Ces principes concernent, selon lui, la participation de tous les acteurs concernés au développement de la région, la disponibilité d’une information fiable pour tous les acteurs publics et privés, la coordination, l’accompagnement, l’ingénierie territoriale, la formation et l’évaluation objective.

A quand un code de la fiscalité locale ?

Il y a quelques mois, le président Tebboune a insisté sur «l’impératif d’élaborer une étude approfondie en prévision de la révision globale du système de fiscalité locale». Elaborée en 2019, la première mouture du code de la fiscalité locale n’aurait pas «plu» au Président et a été critiquée par beaucoup de spécialistes.

Dans son article 3, elle dispose que «les collectivités locales ne peuvent percevoir un impôt, une taxe, un droit ou une redevance que s’il (elle) est créé(e) par la loi, voté (e) par l’instance délibérante et approuvé (e) par l’autorité compétente. Les taux et/ou les montants de prélèvement des impôts, taxes, droits et redevances sont arrêtés par délibération de l’assemblée locale, dans le cadre des fourchettes prévues par la loi».

La création, la modification ou la suppression d’un impôt local restera, selon cette loi, du ressort du Parlement. Elle prévoit toutefois de moderniser et de simplifier le cadre juridique des impôts, à travers la création d’une plateforme contenant des informations mémorisées et protégées. Les collectivités locales bénéficieront à la faveur de cette loi de 17 impôts, taxes et droits dont 8 leur reviendront intégralement. R. K.

Valoriser les biens communaux

Les APC sont tenues, selon l’art 163 du code communal, de prendre périodiquement les mesures nécessaires pour valoriser et rentabiliser les biens communaux. Mais cette disposition n’est pas appliquée dans les faits. «Les contrats de loyers relatifs aux biens à usage commercial et professionnel sont souvent conclus à des tarifs en deçà de ceux en vigueur au marché locatif et ne sont pas régulièrement renouvelés.

A cela s’ajoute un manque de rigueur dans le recouvrement et le suivi des recettes, dû, essentiellement, au défaut de coordination entre les services de l’ordonnateur et le trésorier communal», lit-on dans un rapport de la Cour des comptes, établi en 2021 après des enquêtes dans six grandes communes du pays.

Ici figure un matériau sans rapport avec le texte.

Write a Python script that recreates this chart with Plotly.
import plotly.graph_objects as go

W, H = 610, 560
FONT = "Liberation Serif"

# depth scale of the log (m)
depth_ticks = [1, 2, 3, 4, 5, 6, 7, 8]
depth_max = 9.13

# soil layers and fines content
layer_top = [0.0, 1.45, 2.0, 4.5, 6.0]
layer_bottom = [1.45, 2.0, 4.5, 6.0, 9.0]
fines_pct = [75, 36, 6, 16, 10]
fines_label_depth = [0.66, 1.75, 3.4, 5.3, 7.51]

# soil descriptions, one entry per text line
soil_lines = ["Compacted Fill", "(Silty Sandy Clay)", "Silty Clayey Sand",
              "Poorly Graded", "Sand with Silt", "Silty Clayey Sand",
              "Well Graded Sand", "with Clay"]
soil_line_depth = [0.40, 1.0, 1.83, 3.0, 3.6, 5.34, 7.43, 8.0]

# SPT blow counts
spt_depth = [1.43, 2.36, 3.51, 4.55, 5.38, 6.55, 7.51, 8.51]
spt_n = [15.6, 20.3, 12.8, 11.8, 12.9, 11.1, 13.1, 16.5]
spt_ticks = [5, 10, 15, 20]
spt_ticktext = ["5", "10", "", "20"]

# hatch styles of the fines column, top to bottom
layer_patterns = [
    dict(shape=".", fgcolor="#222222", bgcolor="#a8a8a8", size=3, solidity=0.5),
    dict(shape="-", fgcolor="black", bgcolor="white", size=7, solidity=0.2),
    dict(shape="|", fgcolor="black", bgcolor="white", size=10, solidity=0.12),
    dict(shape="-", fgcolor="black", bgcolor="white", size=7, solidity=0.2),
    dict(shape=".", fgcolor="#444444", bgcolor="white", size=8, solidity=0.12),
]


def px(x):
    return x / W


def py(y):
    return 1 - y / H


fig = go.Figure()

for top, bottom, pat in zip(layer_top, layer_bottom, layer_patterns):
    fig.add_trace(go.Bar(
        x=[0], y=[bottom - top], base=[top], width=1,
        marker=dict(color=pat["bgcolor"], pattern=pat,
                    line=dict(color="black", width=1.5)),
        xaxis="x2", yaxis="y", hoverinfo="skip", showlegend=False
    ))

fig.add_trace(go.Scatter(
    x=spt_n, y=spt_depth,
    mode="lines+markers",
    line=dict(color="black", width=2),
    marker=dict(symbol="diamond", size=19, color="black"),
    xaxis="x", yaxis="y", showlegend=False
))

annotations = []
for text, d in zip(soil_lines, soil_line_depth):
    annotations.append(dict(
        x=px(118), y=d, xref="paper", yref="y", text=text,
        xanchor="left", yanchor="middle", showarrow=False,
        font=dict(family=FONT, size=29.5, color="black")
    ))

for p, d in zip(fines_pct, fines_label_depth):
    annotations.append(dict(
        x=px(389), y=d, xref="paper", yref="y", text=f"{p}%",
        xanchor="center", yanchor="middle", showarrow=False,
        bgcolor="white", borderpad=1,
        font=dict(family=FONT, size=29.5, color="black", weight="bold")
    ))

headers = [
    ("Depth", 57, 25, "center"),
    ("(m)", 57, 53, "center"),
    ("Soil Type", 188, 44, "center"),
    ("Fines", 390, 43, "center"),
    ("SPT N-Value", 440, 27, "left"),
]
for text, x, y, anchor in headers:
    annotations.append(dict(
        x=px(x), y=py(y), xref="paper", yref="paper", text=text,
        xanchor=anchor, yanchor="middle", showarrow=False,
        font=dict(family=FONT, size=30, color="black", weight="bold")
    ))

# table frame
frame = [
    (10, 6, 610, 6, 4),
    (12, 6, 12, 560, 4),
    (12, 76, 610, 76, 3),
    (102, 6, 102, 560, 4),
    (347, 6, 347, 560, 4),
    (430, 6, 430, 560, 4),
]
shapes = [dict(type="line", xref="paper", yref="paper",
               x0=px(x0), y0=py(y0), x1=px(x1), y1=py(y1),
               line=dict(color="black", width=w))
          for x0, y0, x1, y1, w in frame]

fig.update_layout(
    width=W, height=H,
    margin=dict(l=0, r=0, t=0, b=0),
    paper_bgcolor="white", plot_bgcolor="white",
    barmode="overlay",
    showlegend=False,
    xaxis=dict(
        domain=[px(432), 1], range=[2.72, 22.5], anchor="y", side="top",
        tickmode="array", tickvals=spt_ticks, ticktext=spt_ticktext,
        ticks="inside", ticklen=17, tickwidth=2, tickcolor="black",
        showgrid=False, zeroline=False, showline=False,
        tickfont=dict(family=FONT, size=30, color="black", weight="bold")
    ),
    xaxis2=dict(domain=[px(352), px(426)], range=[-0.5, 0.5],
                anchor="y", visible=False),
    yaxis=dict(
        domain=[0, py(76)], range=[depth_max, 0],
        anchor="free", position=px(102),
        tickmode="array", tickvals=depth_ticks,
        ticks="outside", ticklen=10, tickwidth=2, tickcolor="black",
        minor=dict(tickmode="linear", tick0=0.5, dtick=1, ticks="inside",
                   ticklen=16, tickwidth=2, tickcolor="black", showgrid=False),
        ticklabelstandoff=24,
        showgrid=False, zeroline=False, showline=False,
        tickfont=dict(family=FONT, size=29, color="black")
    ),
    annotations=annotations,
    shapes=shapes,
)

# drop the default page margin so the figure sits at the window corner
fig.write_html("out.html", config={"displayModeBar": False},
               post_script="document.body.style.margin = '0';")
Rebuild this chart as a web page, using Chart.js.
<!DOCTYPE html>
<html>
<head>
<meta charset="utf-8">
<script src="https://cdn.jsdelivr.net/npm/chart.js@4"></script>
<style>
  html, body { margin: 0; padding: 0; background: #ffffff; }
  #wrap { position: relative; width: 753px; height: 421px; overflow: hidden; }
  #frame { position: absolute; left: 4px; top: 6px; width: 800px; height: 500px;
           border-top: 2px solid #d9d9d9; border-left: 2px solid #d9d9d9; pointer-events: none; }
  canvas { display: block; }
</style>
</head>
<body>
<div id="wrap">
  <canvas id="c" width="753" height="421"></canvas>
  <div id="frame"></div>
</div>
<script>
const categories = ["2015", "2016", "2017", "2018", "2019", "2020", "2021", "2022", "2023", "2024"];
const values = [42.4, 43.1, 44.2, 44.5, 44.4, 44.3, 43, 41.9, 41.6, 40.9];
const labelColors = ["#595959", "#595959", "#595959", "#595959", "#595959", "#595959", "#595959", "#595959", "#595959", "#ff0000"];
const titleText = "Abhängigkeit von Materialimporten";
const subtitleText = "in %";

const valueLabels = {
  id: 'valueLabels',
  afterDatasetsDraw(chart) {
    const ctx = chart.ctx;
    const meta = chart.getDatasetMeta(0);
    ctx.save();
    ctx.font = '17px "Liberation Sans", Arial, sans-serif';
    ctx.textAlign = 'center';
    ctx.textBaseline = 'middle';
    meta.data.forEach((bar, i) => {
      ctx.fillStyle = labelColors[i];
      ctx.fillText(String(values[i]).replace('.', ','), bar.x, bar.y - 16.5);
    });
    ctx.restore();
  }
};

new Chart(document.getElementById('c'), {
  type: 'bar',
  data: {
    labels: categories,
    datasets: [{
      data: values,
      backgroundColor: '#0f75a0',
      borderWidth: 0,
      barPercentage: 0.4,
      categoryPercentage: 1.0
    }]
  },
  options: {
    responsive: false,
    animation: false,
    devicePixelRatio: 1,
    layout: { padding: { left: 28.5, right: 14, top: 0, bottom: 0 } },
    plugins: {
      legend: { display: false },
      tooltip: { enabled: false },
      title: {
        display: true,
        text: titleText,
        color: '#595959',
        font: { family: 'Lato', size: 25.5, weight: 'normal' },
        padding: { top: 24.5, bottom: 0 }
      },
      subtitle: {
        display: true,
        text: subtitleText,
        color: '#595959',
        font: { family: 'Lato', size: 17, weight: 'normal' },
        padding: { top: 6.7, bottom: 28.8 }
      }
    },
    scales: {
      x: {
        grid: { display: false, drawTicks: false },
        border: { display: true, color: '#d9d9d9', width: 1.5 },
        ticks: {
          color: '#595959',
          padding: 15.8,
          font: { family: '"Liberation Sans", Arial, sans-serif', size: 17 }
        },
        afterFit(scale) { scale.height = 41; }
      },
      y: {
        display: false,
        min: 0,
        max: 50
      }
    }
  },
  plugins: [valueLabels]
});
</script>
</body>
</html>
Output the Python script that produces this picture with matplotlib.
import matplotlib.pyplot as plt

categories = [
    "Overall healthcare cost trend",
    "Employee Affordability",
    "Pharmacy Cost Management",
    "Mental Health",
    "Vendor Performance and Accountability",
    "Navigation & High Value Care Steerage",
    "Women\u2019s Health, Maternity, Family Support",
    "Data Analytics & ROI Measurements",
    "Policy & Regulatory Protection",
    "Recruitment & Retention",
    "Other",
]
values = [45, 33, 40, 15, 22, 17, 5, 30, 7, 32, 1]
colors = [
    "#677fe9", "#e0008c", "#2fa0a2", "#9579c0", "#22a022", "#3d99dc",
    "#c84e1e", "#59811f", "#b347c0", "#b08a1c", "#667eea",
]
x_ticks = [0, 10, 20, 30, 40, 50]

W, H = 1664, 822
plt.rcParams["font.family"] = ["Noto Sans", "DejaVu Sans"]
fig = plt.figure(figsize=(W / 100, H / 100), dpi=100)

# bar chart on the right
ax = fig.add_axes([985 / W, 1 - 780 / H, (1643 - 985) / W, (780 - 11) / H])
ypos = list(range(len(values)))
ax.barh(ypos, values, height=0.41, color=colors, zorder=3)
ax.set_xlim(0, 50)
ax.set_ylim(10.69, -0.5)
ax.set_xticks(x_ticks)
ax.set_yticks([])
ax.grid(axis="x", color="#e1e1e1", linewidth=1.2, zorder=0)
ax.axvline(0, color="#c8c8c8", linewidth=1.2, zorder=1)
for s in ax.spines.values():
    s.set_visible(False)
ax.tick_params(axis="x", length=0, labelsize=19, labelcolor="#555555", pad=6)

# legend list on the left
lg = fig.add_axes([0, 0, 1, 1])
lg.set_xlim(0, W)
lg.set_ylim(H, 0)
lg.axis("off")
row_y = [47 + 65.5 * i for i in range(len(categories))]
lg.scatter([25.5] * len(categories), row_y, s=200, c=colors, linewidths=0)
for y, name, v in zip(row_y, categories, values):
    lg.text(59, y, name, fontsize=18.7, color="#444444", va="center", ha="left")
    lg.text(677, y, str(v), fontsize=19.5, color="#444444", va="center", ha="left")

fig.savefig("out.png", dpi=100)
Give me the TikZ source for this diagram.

A Lakhdaria, qui compte 220 biens, il a été dénombré 117 contrats de location expirés et non renouvelés. A Dellys, les enquêteurs ont découvert que 89 contrats d’exploitation ont expiré et les prix appliqués pour les biens à usage commercial et professionnel varient, en moyenne, entre 500 et 1000 DA et ne reflètent nullement la valeur locative réelle. R. K.